Mozilla's New Open Source Voice-Recognition Project Wants Your Voice (mashable.com)
An anonymous reader quotes Mashable:
Mozilla is building a massive repository of voice recordings for the voice apps of the future -- and it wants you to add yours to the collection. The organization behind the Firefox browser is launching Common Voice, a project to crowdsource audio samples from the public. The goal is to collect about 10,000 hours of audio in various accents and make it publicly available for everyone... Mozilla hopes to hand over the public dataset to independent developers so they can harness the crowdsourced audio to build the next generation of voice-powered apps and speech-to-text programs... You can also help train the speech-to-text capabilities by validating the recordings already submitted to the project. Just listen to a short clip, and report back if text on the screen matches what you heard... Mozilla says it aims is to expand the tech beyond just a standard voice recognition experience, including multiple accents, demographics and eventually languages for more accessible programs.
Past open source voice-recognition projects have included Sphinx 4 and VoxForge, but unfortunately most of today's systems are still "locked up behind proprietary code at various companies, such as Amazon, Apple, and Microsoft."
Sounds good if they make the corpus freely available. Having lots of free high quality audio recorded from modern digital microphones would be useful. Voxforge recordings tend to be poor quality, TIMIT is still proprietary despite being over 30 years old now, and the TEDLIUM corpus recordings seem to have a horrible amount of reverb/echo in them.
"I bless every day that I continue to live, for every day is pure profit."
If there was a "+1 Tried really hard to sound insightful" I'd mod you up.
Guns don't kill people; Physics kills people! - John Lithgow as Dick Solomon on Third Rock From The Sun
Thanks to Nuance voice recognition industry is effectively dead. If Mozilla can make this work in offline mode it would be awesome. Not requiring your every word to be recorded shipped off to third parties would be very useful.
At one extreme, TiESR https://gforge.ti.com/gf/proje... is a fairly simple to use. Not state of the art, but it does use Hidden Markov Models (HMM's) and has some noise compensation built in. It comes with word and language models, so it's fairly easy to use - for US English at least. I haven't been ambitious enough to figure out how to build new models.
At the other extreme, Kaldi http://kaldi-asr.org/ is the most advanced open source recognizer that I'm aware of. Neural Nets and all the other goodies researchers have been working on the last few years. Definitely not easy to compile or use, though. And don't even think about trying to design a neural net without a graphics card to use as a math accelerator: one of the examples ran for days and wasn't even close to finishing when I gave up.

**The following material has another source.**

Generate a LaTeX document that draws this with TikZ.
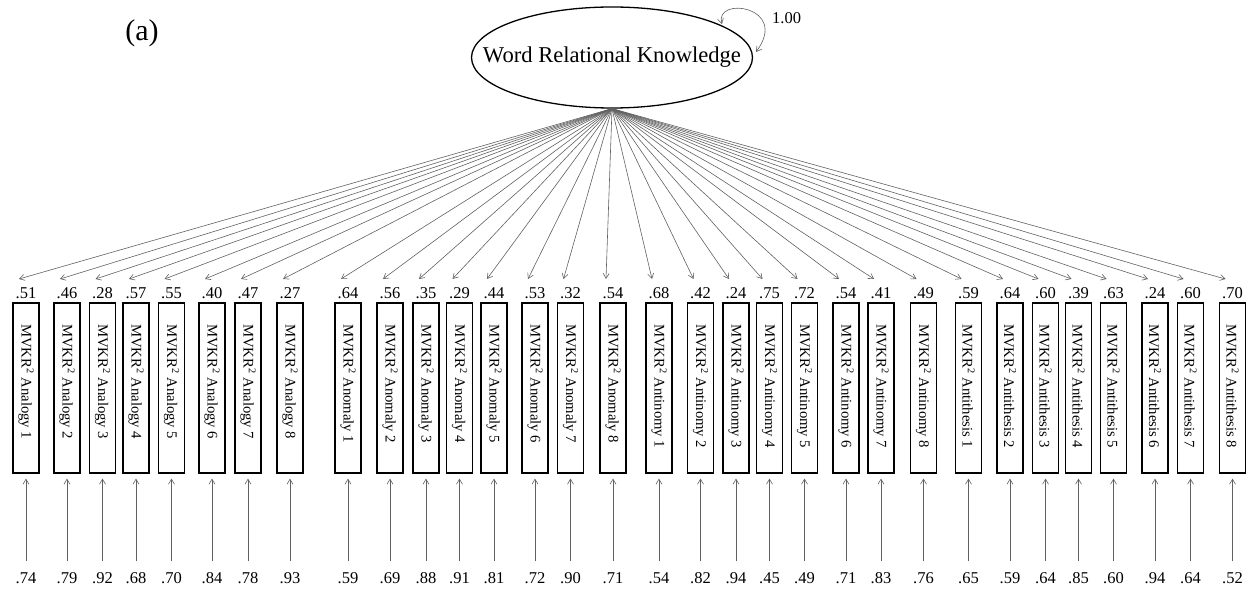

Anybody else have suggestions for another toolkit?
I'd say everything for the future. Google Home and Alexa are the new web browsers. The web browser is growing beyond its traditional interface to become a full-blown virtual secretary. It is getting to the point where it drives me nuts that I keep having to go to the keyboard when using the browser on my PC instead of just ask like I do with the assistant on my phone.
And I for one always saw this day as one in which the assistant would be running on my machine, not on some cloud server. The implications of having this extension of my mind which will likely in short order reach the ability to act as an autonomous proxy representation of my desires / will residing outside of my home are huge.
Any effort to get assistant level AI to run on local resources from open source is a good effort.
In soviet Russia the domain extension autopilots you.
This perpetual motion machine Lisa made is a joke, it just keeps getting faster and faster. - Homer
I didn't mod, but rather commented instead as I said. Allow me to laugh my ass off for a while that you are actually so stupid you couldn't figure that out.
Guns don't kill people; Physics kills people! - John Lithgow as Dick Solomon on Third Rock From The Sun
I don't think he's a troll, there's a point to be extracted from that.
I love Mozilla because of how much they've done for the web, from fighting for standardisation, HTML5, JavaScript, and building up one of the most complex applications around, to fighting a little for users' privacy, etc, but they deserve all the abuse they get for getting rid of the most natural leader (creator of JavaScript, no less, from the early days of Netscape) - and yes, it well and truly was a witch-hunt against him.
Without him as a leader, these days, it appears to most that Mozilla is just following in the wake Google's Chrome and copying everything from the outward design, to the extensions/addons system, etc.
Parent should be modded-up.